Information supplied ▸

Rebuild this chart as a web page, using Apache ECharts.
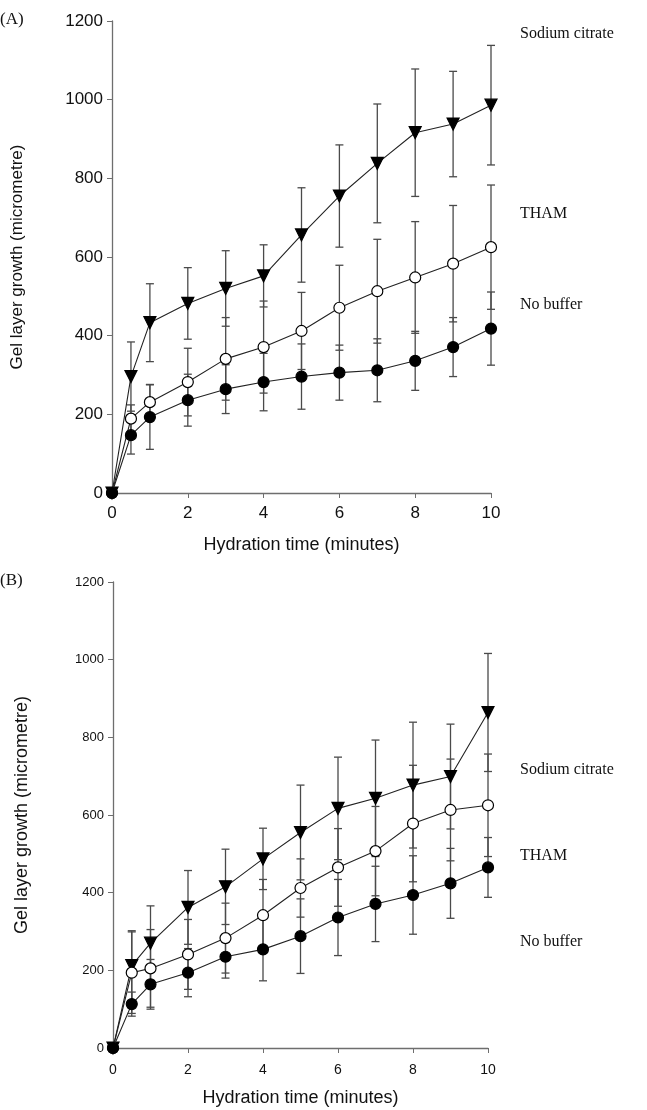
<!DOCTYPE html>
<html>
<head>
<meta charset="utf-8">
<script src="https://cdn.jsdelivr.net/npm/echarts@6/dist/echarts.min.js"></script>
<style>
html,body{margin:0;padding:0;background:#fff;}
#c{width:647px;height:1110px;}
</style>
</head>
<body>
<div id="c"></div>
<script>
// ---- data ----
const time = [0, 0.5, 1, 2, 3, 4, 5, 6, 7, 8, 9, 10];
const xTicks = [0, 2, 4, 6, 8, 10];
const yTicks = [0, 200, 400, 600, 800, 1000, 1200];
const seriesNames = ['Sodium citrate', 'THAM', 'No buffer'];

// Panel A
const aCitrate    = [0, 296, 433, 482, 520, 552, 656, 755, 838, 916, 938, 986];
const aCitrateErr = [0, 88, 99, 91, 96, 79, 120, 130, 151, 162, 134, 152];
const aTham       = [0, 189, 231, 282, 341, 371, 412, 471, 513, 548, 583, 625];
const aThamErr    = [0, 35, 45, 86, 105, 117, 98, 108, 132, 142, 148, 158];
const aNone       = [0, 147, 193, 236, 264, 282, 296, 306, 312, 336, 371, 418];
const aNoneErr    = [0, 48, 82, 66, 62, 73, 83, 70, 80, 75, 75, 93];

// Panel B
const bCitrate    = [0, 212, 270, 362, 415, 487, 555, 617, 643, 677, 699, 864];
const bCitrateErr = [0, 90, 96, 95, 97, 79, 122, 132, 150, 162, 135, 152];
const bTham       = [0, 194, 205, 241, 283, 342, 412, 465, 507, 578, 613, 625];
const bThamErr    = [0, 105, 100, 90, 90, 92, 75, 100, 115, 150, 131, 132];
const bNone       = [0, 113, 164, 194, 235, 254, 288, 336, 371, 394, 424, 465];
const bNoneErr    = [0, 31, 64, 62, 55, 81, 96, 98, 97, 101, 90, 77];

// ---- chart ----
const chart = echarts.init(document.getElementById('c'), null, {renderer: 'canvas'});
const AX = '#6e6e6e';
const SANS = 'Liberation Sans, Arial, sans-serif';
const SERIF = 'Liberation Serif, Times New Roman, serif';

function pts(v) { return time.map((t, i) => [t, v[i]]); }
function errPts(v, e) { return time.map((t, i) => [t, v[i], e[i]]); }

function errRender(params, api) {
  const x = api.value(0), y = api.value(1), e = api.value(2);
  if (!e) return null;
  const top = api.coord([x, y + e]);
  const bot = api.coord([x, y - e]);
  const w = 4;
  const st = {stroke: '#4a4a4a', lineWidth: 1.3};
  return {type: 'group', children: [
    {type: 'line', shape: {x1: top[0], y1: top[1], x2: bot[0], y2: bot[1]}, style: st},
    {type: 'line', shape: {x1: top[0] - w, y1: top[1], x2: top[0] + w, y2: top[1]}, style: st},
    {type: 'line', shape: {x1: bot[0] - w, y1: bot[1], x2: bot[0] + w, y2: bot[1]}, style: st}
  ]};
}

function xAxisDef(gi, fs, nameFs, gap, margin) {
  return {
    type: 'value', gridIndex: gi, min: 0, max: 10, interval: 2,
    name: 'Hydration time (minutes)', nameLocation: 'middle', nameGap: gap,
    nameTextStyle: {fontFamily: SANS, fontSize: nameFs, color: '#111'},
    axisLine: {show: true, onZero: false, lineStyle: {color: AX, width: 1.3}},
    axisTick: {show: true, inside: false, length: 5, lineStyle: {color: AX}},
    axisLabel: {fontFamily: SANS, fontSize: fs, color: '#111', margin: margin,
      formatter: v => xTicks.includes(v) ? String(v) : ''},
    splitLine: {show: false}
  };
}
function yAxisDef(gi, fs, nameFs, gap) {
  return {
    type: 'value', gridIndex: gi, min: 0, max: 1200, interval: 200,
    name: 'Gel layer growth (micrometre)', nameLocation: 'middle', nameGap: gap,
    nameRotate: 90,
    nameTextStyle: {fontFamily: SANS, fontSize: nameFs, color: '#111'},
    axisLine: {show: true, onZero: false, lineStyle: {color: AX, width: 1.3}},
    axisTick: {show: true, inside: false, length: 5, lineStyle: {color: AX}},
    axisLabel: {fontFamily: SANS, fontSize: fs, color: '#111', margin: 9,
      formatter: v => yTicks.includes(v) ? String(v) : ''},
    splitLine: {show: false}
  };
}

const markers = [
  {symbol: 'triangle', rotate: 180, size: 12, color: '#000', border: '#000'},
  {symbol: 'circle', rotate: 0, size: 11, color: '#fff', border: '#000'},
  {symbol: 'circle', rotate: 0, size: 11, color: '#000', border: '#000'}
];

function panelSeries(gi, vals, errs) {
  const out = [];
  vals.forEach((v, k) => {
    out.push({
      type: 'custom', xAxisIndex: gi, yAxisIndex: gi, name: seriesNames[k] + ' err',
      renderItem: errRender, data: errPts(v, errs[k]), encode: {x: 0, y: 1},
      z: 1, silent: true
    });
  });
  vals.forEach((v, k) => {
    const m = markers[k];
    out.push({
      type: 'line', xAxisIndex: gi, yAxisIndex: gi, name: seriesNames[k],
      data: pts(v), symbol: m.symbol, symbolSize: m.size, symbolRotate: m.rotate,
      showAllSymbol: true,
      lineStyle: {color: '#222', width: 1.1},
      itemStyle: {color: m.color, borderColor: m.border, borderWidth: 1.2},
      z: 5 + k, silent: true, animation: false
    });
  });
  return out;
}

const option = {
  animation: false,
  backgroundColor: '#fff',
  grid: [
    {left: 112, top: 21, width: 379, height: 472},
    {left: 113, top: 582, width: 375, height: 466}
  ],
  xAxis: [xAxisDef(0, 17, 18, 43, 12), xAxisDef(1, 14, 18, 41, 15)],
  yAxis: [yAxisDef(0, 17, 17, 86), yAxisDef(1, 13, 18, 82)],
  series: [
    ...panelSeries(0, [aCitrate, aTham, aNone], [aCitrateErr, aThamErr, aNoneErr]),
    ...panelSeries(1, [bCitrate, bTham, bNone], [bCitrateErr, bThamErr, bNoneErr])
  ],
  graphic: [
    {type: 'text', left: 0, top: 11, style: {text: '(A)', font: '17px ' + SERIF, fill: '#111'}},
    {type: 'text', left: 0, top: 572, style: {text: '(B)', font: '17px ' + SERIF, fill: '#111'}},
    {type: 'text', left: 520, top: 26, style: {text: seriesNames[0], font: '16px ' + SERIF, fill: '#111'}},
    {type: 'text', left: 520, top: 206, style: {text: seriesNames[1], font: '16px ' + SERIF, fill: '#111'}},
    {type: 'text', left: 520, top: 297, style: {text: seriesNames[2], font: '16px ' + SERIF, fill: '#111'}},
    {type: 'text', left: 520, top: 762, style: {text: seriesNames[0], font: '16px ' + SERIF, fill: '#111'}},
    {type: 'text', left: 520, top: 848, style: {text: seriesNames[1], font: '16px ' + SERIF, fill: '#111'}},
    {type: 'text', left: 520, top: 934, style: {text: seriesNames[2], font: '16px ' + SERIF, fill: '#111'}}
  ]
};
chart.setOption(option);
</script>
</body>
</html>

Description of the task ▸
Pictures are excluded; output everything else in the data verbatim.

Reply ▸
Rebuild this chart as a web page, using Apache ECharts.
<!DOCTYPE html>
<html>
<head>
<meta charset="utf-8">
<script src="https://cdn.jsdelivr.net/npm/echarts@6/dist/echarts.min.js"></script>
<style>
html,body{margin:0;padding:0;background:#fff;}
#c{width:647px;height:1110px;}
</style>
</head>
<body>
<div id="c"></div>
<script>
// ---- data ----
const time = [0, 0.5, 1, 2, 3, 4, 5, 6, 7, 8, 9, 10];
const xTicks = [0, 2, 4, 6, 8, 10];
const yTicks = [0, 200, 400, 600, 800, 1000, 1200];
const seriesNames = ['Sodium citrate', 'THAM', 'No buffer'];

// Panel A
const aCitrate    = [0, 296, 433, 482, 520, 552, 656, 755, 838, 916, 938, 986];
const aCitrateErr = [0, 88, 99, 91, 96, 79, 120, 130, 151, 162, 134, 152];
const aTham       = [0, 189, 231, 282, 341, 371, 412, 471, 513, 548, 583, 625];
const aThamErr    = [0, 35, 45, 86, 105, 117, 98, 108, 132, 142, 148, 158];
const aNone       = [0, 147, 193, 236, 264, 282, 296, 306, 312, 336, 371, 418];
const aNoneErr    = [0, 48, 82, 66, 62, 73, 83, 70, 80, 75, 75, 93];

// Panel B
const bCitrate    = [0, 212, 270, 362, 415, 487, 555, 617, 643, 677, 699, 864];
const bCitrateErr = [0, 90, 96, 95, 97, 79, 122, 132, 150, 162, 135, 152];
const bTham       = [0, 194, 205, 241, 283, 342, 412, 465, 507, 578, 613, 625];
const bThamErr    = [0, 105, 100, 90, 90, 92, 75, 100, 115, 150, 131, 132];
const bNone       = [0, 113, 164, 194, 235, 254, 288, 336, 371, 394, 424, 465];
const bNoneErr    = [0, 31, 64, 62, 55, 81, 96, 98, 97, 101, 90, 77];

// ---- chart ----
const chart = echarts.init(document.getElementById('c'), null, {renderer: 'canvas'});
const AX = '#6e6e6e';
const SANS = 'Liberation Sans, Arial, sans-serif';
const SERIF = 'Liberation Serif, Times New Roman, serif';

function pts(v) { return time.map((t, i) => [t, v[i]]); }
function errPts(v, e) { return time.map((t, i) => [t, v[i], e[i]]); }

function errRender(params, api) {
  const x = api.value(0), y = api.value(1), e = api.value(2);
  if (!e) return null;
  const top = api.coord([x, y + e]);
  const bot = api.coord([x, y - e]);
  const w = 4;
  const st = {stroke: '#4a4a4a', lineWidth: 1.3};
  return {type: 'group', children: [
    {type: 'line', shape: {x1: top[0], y1: top[1], x2: bot[0], y2: bot[1]}, style: st},
    {type: 'line', shape: {x1: top[0] - w, y1: top[1], x2: top[0] + w, y2: top[1]}, style: st},
    {type: 'line', shape: {x1: bot[0] - w, y1: bot[1], x2: bot[0] + w, y2: bot[1]}, style: st}
  ]};
}

function xAxisDef(gi, fs, nameFs, gap, margin) {
  return {
    type: 'value', gridIndex: gi, min: 0, max: 10, interval: 2,
    name: 'Hydration time (minutes)', nameLocation: 'middle', nameGap: gap,
    nameTextStyle: {fontFamily: SANS, fontSize: nameFs, color: '#111'},
    axisLine: {show: true, onZero: false, lineStyle: {color: AX, width: 1.3}},
    axisTick: {show: true, inside: false, length: 5, lineStyle: {color: AX}},
    axisLabel: {fontFamily: SANS, fontSize: fs, color: '#111', margin: margin,
      formatter: v => xTicks.includes(v) ? String(v) : ''},
    splitLine: {show: false}
  };
}
function yAxisDef(gi, fs, nameFs, gap) {
  return {
    type: 'value', gridIndex: gi, min: 0, max: 1200, interval: 200,
    name: 'Gel layer growth (micrometre)', nameLocation: 'middle', nameGap: gap,
    nameRotate: 90,
    nameTextStyle: {fontFamily: SANS, fontSize: nameFs, color: '#111'},
    axisLine: {show: true, onZero: false, lineStyle: {color: AX, width: 1.3}},
    axisTick: {show: true, inside: false, length: 5, lineStyle: {color: AX}},
    axisLabel: {fontFamily: SANS, fontSize: fs, color: '#111', margin: 9,
      formatter: v => yTicks.includes(v) ? String(v) : ''},
    splitLine: {show: false}
  };
}

const markers = [
  {symbol: 'triangle', rotate: 180, size: 12, color: '#000', border: '#000'},
  {symbol: 'circle', rotate: 0, size: 11, color: '#fff', border: '#000'},
  {symbol: 'circle', rotate: 0, size: 11, color: '#000', border: '#000'}
];

function panelSeries(gi, vals, errs) {
  const out = [];
  vals.forEach((v, k) => {
    out.push({
      type: 'custom', xAxisIndex: gi, yAxisIndex: gi, name: seriesNames[k] + ' err',
      renderItem: errRender, data: errPts(v, errs[k]), encode: {x: 0, y: 1},
      z: 1, silent: true
    });
  });
  vals.forEach((v, k) => {
    const m = markers[k];
    out.push({
      type: 'line', xAxisIndex: gi, yAxisIndex: gi, name: seriesNames[k],
      data: pts(v), symbol: m.symbol, symbolSize: m.size, symbolRotate: m.rotate,
      showAllSymbol: true,
      lineStyle: {color: '#222', width: 1.1},
      itemStyle: {color: m.color, borderColor: m.border, borderWidth: 1.2},
      z: 5 + k, silent: true, animation: false
    });
  });
  return out;
}

const option = {
  animation: false,
  backgroundColor: '#fff',
  grid: [
    {left: 112, top: 21, width: 379, height: 472},
    {left: 113, top: 582, width: 375, height: 466}
  ],
  xAxis: [xAxisDef(0, 17, 18, 43, 12), xAxisDef(1, 14, 18, 41, 15)],
  yAxis: [yAxisDef(0, 17, 17, 86), yAxisDef(1, 13, 18, 82)],
  series: [
    ...panelSeries(0, [aCitrate, aTham, aNone], [aCitrateErr, aThamErr, aNoneErr]),
    ...panelSeries(1, [bCitrate, bTham, bNone], [bCitrateErr, bThamErr, bNoneErr])
  ],
  graphic: [
    {type: 'text', left: 0, top: 11, style: {text: '(A)', font: '17px ' + SERIF, fill: '#111'}},
    {type: 'text', left: 0, top: 572, style: {text: '(B)', font: '17px ' + SERIF, fill: '#111'}},
    {type: 'text', left: 520, top: 26, style: {text: seriesNames[0], font: '16px ' + SERIF, fill: '#111'}},
    {type: 'text', left: 520, top: 206, style: {text: seriesNames[1], font: '16px ' + SERIF, fill: '#111'}},
    {type: 'text', left: 520, top: 297, style: {text: seriesNames[2], font: '16px ' + SERIF, fill: '#111'}},
    {type: 'text', left: 520, top: 762, style: {text: seriesNames[0], font: '16px ' + SERIF, fill: '#111'}},
    {type: 'text', left: 520, top: 848, style: {text: seriesNames[1], font: '16px ' + SERIF, fill: '#111'}},
    {type: 'text', left: 520, top: 934, style: {text: seriesNames[2], font: '16px ' + SERIF, fill: '#111'}}
  ]
};
chart.setOption(option);
</script>
</body>
</html>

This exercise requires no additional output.